If you want to explore the fascinating relationship between photography and science, the Massachusetts Institute of Technology has long been a great place to start. If you plan a visit anytime between now and March 1, 2016, you’ll be able to view an exhibit called “Images of Discovery: Communicating Science through Photography” at the MIT Museum. The show centers on the work of three photographers: Harold “Doc” Edgerton, Berenice Abbott, and Felice Frankel; all of which have ties to the university itself. Edgerton obtained a master’s degree in electrical engineering, as well as his PhD from MIT before going on to become a professor there. Abbot worked at MIT in the 1950’s to create photos for a new physics curriculum for high school students. Frankel is currently a research scientist in the Center for Materials Science and Engineering at MIT.
“Images of Discovery” marks the first time that the MIT Museum has designed an exhibition with interpretive and interactive aspects alongside a more traditional gallery show. For this exhibition, images made by photographers will be hung in a traditional gallery setup, juxtaposing stations with more information about the photographers’ techniques. This approach will allow visitors to dig deeper into the image-making process, and the stations will aim to let visitors create their own images, which are then posted to the museum’s Flickr feed.

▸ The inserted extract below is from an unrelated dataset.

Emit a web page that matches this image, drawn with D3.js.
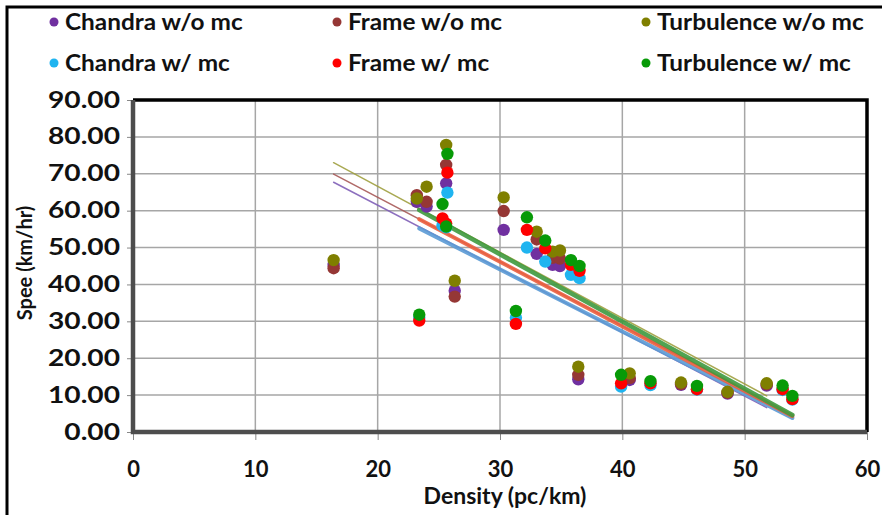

In designing the interactive stations, the museum had to carefully choose a technique from each photographer that would inspire visitors to make their own works based on the originals. “We don’t want to make it impossible,” says Susan Anne Timberlake, senior exhibition developer, in an interview with American Photo. “The Berenice Abbott bouncing ball is a good example. It’s still challenging to get an image that looks like hers. There are issues of timing and sometimes the ball doesn’t bounce the right way. We’ve seen people trying it again and again and experimenting with the timing. They have a goal in mind of what they want the picture to look like and they are making repeated efforts to create that. In that regard, it’s been a success.”
Berenice Abbott might be better known for her documentary photography, and is the first photographer to have a photo grace the cover of Time magazine. During her time at MIT creating the aforementioned images for high school physics students, she built on some of the techniques championed by Edgerton.
Edgerton, while exploring the effect of electrical surges on synchronous motors, discovered that you can use strobes to observe rapidly moving things, such as the moving parts within a motor. He later applied this technique to myriad other subjects, including his most recognizable image of a drop of milk splashing to create what looks like a small white crown.
Felice Frankel’s science photography has been featured in just about every form of visual media—magazines, textbooks, television, etc.—and mixes a sumptuous appreciation for aesthetics with an informative illustration of scientific principles. In addition to her research and image-making, Frankel teaches MIT students how to better use photography within the fields of science and engineering. In her image of ferrofluid (magnetic iron suspended in oil), Frankel used multiple magnets to create a pattern of magnetic fields. The ferrofluid is then pushed by the magnetic fields into the pattern shown in the photo.
According to MIT Museum Director John Durant, “the making of images remains central to our ability to make new discoveries… from Galileo’s use of his own hand-built telescope to explain the movements of the earth and other planets, to the latest imaging technologies in everything from nanotechnology to neuroscience.”